While the models (like MPT) are considered theoretically sound, they have been based principally on the idea of averting risk. However, the large losses and subsequent fallout of the last two severe downturns have convinced many advisors that now is the time to focus on loss rather than risk management. Unfortunately, the tools for financial decisions based on loss aversion are either not well developed or mainly exist in the insurance sector only.

The second complication is the way the global economy is changing and has changed since the 2008 financial crisis. The economy of today is more global than ever before and in a sense it is quite new to us as well. There are many similarities between today's economy and the one that emerged after the Great Depression. One complication is the emergence of the Bureau of the Consumer Protection Agency under FINREG.

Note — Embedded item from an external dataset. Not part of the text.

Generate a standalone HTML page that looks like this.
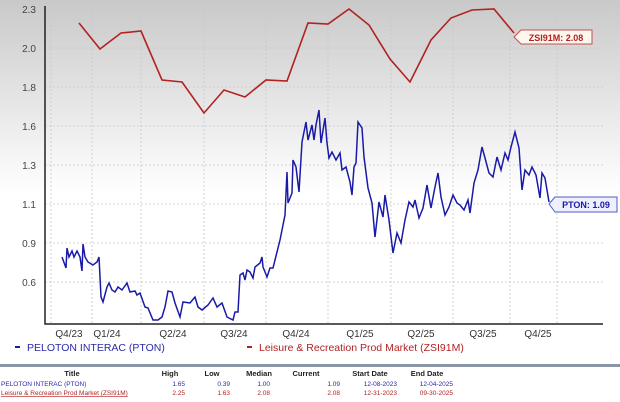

This law could impose as much oversight as the SEC has in the last 80 years. The principal aim of this bureau will be to prevent and redress the sale of unsuitable personal financial products and services, especially in the lending/advisory businesses. A more severe consequence for advisors would be if the benchmarks we have used to make financial decisions change.

The current unemployment rate may stick around 9% for a while, and also low GDP growth rates may linger. Inflation rates continuously but subtly threaten. Volatility in the equity markets has increased nearly 33% since the crash, while expected equity returns on large-cap stocks have turned much lower than their traditional historic rates. Bond prices have been at historic lows for over eight straight years. These changing dynamics may curtail the performance a financial advisor can deliver and make the advisor's job that much more difficult.

In a sense, the use of MPT has provided advisors with talking points that most clients do not understand well. For example, jargon like asset allocation, efficient frontier, Sharpe ratio, etc., are quite meaningless for most investors. In a very different and harsher sense, MPT is probably more useful for generating artwork-pie charts of optimal allocation, tables of expected money growth, etc.

In general, we can summarize that MPT may be useful to get the asset allocation process started, but we must streamline and fine-tune the MPT solution subjectively for each individual client by using some heuristic techniques.